At three months, compared with the antidepressants-only group, depression symptoms improved significantly in a higher proportion of participants in the vitamin B12 group (100% vs. 69%).
While doctors do not usually advise people with low-normal vitamin B12 levels to try supplementation, the study authors point out “that these patients represent [a] sub group within the clinically depressed population, and supplementation with B12 along with the conventional antidepressants may be a useful strategy in the treatment of depression in such cases.” They recommend further research to confirm their findings.

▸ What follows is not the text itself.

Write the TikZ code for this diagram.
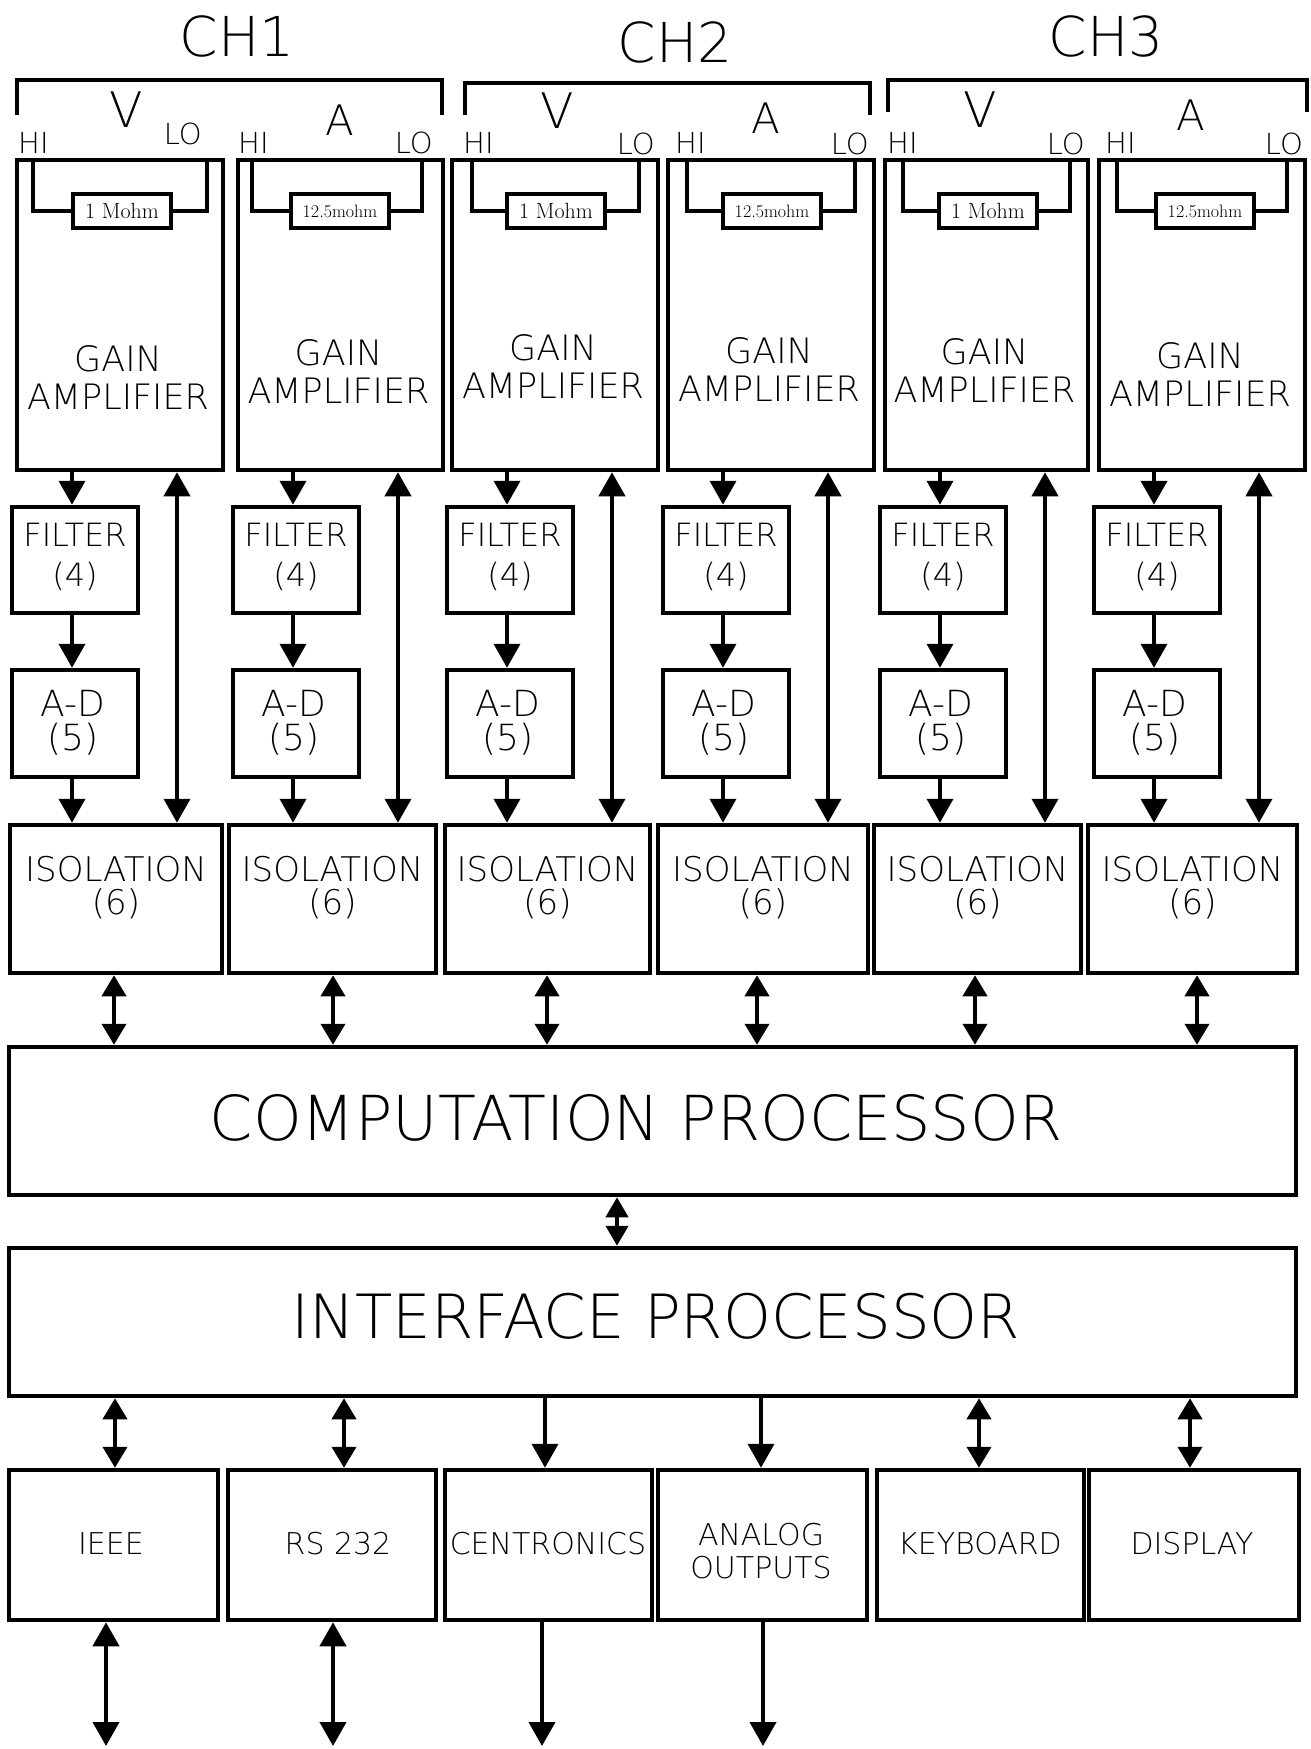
\documentclass[tikz,border=0pt]{standalone}
\usepackage{fontspec}
\newfontfamily\lt{DejaVu Sans ExtraLight}
\usetikzlibrary{arrows.meta}
\newcommand\myfs[2]{\fontsize{#1}{#2}\selectfont}
\begin{document}
\begin{tikzpicture}[x=1pt,y=-1pt,
  blk/.style={draw, rectangle, line width=4.5pt, inner sep=0pt},
  res/.style={draw, rectangle, line width=4pt, fill=white, inner sep=0pt, minimum width=98, minimum height=34},
  wire/.style={line width=4pt},
  brk/.style={line width=4pt},
  arr/.style={line width=4pt, -{Triangle[width=26pt,length=24pt]}},
  barr/.style={line width=4pt, {Triangle[width=26pt,length=24pt]}-{Triangle[width=26pt,length=24pt]}},
  sbarr/.style={line width=4pt, {Triangle[width=24pt,length=21pt]}-{Triangle[width=24pt,length=21pt]}},
  tbarr/.style={line width=4pt, {Triangle[width=22pt,length=20pt]}-{Triangle[width=22pt,length=20pt]}},
  txt/.style={align=center, inner sep=0pt}
]
\useasboundingbox (0,0) rectangle (1311,1749);
\fill[white] (0,0) rectangle (1311,1749);

% channel titles
\node[txt, font=\lt\myfs{55}{60}] (ch1) at (237,36) {CH1};
\node[txt, font=\lt\myfs{55}{60}] (ch2) at (675,42) {CH2};
\node[txt, font=\lt\myfs{55}{60}] (ch3) at (1106,36) {CH3};

% brackets
\draw[brk] (17,115) -- (17,80) -- (442,80) -- (442,115);
\draw[brk] (465,115) -- (465,83) -- (870,83) -- (870,115);
\draw[brk] (888,112) -- (888,80) -- (1307,80) -- (1307,112);

% V / A
\node[txt, font=\lt\myfs{49}{49}] (v1) at (126,110) {V};
\node[txt, font=\lt\myfs{49}{49}] (v2) at (557,111) {V};
\node[txt, font=\lt\myfs{49}{49}] (v3) at (980,110) {V};
\node[txt, font=\lt\myfs{42}{42}] (a1) at (340,120) {A};
\node[txt, font=\lt\myfs{42}{42}] (a2) at (766,118) {A};
\node[txt, font=\lt\myfs{42}{42}] (a3) at (1191,115) {A};

% HI / LO
\foreach \i/\x in {1/18,2/238,3/463,4/675,5/887,6/1105}
  \node[txt, font=\lt\myfs{29}{29}, anchor=base west] (hi\i) at (\x,153) {HI};
\foreach \i/\x/\y in {1/202/144,2/433/153,3/655/154,4/869/154,5/1085/154,6/1303/154}
  \node[txt, font=\lt\myfs{29}{29}, anchor=base east] (lo\i) at (\x,\y) {LO};

% processors
\node[blk, minimum width=1287, minimum height=148] (comp) at (652.5,1121) {};
\node[txt, font=\lt\myfs{62}{62}] (compt) at (636,1118) {COMPUTATION PROCESSOR};
\node[blk, minimum width=1287, minimum height=148] (iface) at (652.5,1322) {};
\node[txt, font=\lt\myfs{61}{61}] (ifacet) at (656,1316) {INTERFACE PROCESSOR};
\coordinate (cx) at (617,0);
\draw[tbarr] (comp.south -| cx) -- (iface.north -| cx);

% channel columns
\foreach \i/\L/\R/\ty/\IL/\IR/\ix in {1/17/223/378/10/222/114, 2/238/443/372/229/436/333, 3/452/658/367/445/650/547, 4/668/874/370/658/868/757, 5/885/1088/371/874/1081/975, 6/1099/1305/375/1088/1297/1197}{
  \node[blk, minimum width={\R-\L}, minimum height=310] (g\i) at ({(\L+\R)/2},315) {};
  \node[txt, font=\lt\myfs{35}{38}] (gt\i) at ({(\L+\R)/2-2},\ty) {GAIN\\AMPLIFIER};
  \node[blk, minimum width=126, minimum height=106] (f\i) at (\L+58,560) {};
  \node[txt, font=\lt\myfs{32}{40}] (ft\i) at (\L+58,557) {FILTER\\(4)};
  \node[blk, minimum width=126, minimum height=107] (ad\i) at (\L+58,723.5) {};
  \node[txt, font=\lt\myfs{36}{34}] (adt\i) at (\L+56,723) {A-D\\(5)};
  \node[blk, minimum width={\IR-\IL}, minimum height=148] (iso\i) at ({(\IL+\IR)/2},899) {};
  \node[txt, font=\lt\myfs{34}{33}] (isot\i) at ({(\IL+\IR)/2},888) {ISOLATION\\(6)};
  \coordinate (dx\i) at (\L+55,0);
  \coordinate (bx\i) at (\L+160,0);
  \coordinate (ix\i) at (\ix,0);
  \draw[arr] (g\i.south -| dx\i) -- (f\i.north -| dx\i);
  \draw[arr] (f\i.south -| dx\i) -- (ad\i.north -| dx\i);
  \draw[arr] (ad\i.south -| dx\i) -- (iso\i.north -| dx\i);
  \draw[barr] (g\i.south -| bx\i) -- (iso\i.north -| bx\i);
  \draw[sbarr] (iso\i.south -| ix\i) -- (comp.north -| ix\i);
}

% shunt resistors
\foreach \i/\c in {1/122, 3/556, 5/988}{
  \node[res, font=\rmfamily\myfs{22}{22}] (r\i) at (\c,211) {1 Mohm};
}
\foreach \i/\c in {2/340, 4/772, 6/1205}{
  \node[res, font=\rmfamily\myfs{18}{18}] (r\i) at (\c,211) {12.5mohm};
}
\foreach \i/\wl/\wr in {1/33/207, 2/252/422, 3/472/639, 4/687/855, 5/903/1070, 6/1117/1287}{
  \coordinate (wl\i) at (\wl,211);
  \coordinate (wr\i) at (\wr,211);
  \draw[wire] (g\i.north -| wl\i) -- (wl\i) -- (r\i.west);
  \draw[wire] (r\i.east) -- (wr\i) -- (g\i.north -| wr\i);
}

% output blocks
\node[blk, minimum width=209, minimum height=150] (b1) at (113.5,1545) {};
\node[blk, minimum width=208, minimum height=150] (b2) at (332,1545) {};
\node[blk, minimum width=207, minimum height=150] (b3) at (548.5,1545) {};
\node[blk, minimum width=209, minimum height=150] (b4) at (762.5,1545) {};
\node[blk, minimum width=207, minimum height=150] (b5) at (980.5,1545) {};
\node[blk, minimum width=210, minimum height=150] (b6) at (1194,1545) {};
\node[txt, font=\lt\myfs{30}{33}] (bt1) at (111,1544) {IEEE};
\node[txt, font=\lt\myfs{30}{33}] (bt2) at (338,1544) {RS 232};
\node[txt, font=\lt\myfs{30}{33}] (bt3) at (548,1544) {CENTRONICS};
\node[txt, font=\lt\myfs{30}{33}] (bt4) at (761,1551) {ANALOG\\OUTPUTS};
\node[txt, font=\lt\myfs{30}{33}] (bt5) at (980,1544) {KEYBOARD};
\node[txt, font=\lt\myfs{30}{33}] (bt6) at (1192,1544) {DISPLAY};

\foreach \i/\x in {1/115,2/344,3/545,4/761,5/979,6/1190}
  \coordinate (ux\i) at (\x,0);
\draw[sbarr] (iface.south -| ux1) -- (b1.north -| ux1);
\draw[sbarr] (iface.south -| ux2) -- (b2.north -| ux2);
\draw[arr] (iface.south -| ux3) -- (b3.north -| ux3);
\draw[arr] (iface.south -| ux4) -- (b4.north -| ux4);
\draw[sbarr] (iface.south -| ux5) -- (b5.north -| ux5);
\draw[sbarr] (iface.south -| ux6) -- (b6.north -| ux6);

\coordinate (e1) at (106,1746);
\coordinate (e2) at (333,1746);
\coordinate (e3) at (542,1746);
\coordinate (e4) at (763,1746);
\draw[barr] (b1.south -| e1) -- (e1);
\draw[barr] (b2.south -| e2) -- (e2);
\draw[arr] (b3.south -| e3) -- (e3);
\draw[arr] (b4.south -| e4) -- (e4);
\end{tikzpicture}
\end{document}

Vitamin B12 is good for the nerves. Vitamin B12 is especially important for blood cell and nervous system health. Too little vitamin B12 is linked to blood, nervous system, and psychiatric problems, which include “irritability, personality change, depression, dementia and rarely, psychosis,” according to the study authors. Getting enough vitamin B12 is good for the body and the mind.
Who is at risk for deficiency? People at risk for vitamin B12 deficiency include older people, strict vegetarians, and people who have had stomach surgery or who have stomach disease. Emerging research suggests that a significant number of healthy people and even younger people may have low-normal levels, which can contribute to disease. The study authors affirm that both vitamin B12 deficiency and low-normal B12 levels are common and advise that such deficiency “may be associated with depression and the inadequate response to antidepressant treatment in patients with depression.”
Talk with a doctor. If you are depressed, see a knowledgeable healthcare professional who can discuss conventional and complementary treatment options with you, including the risks and benefits of supplements.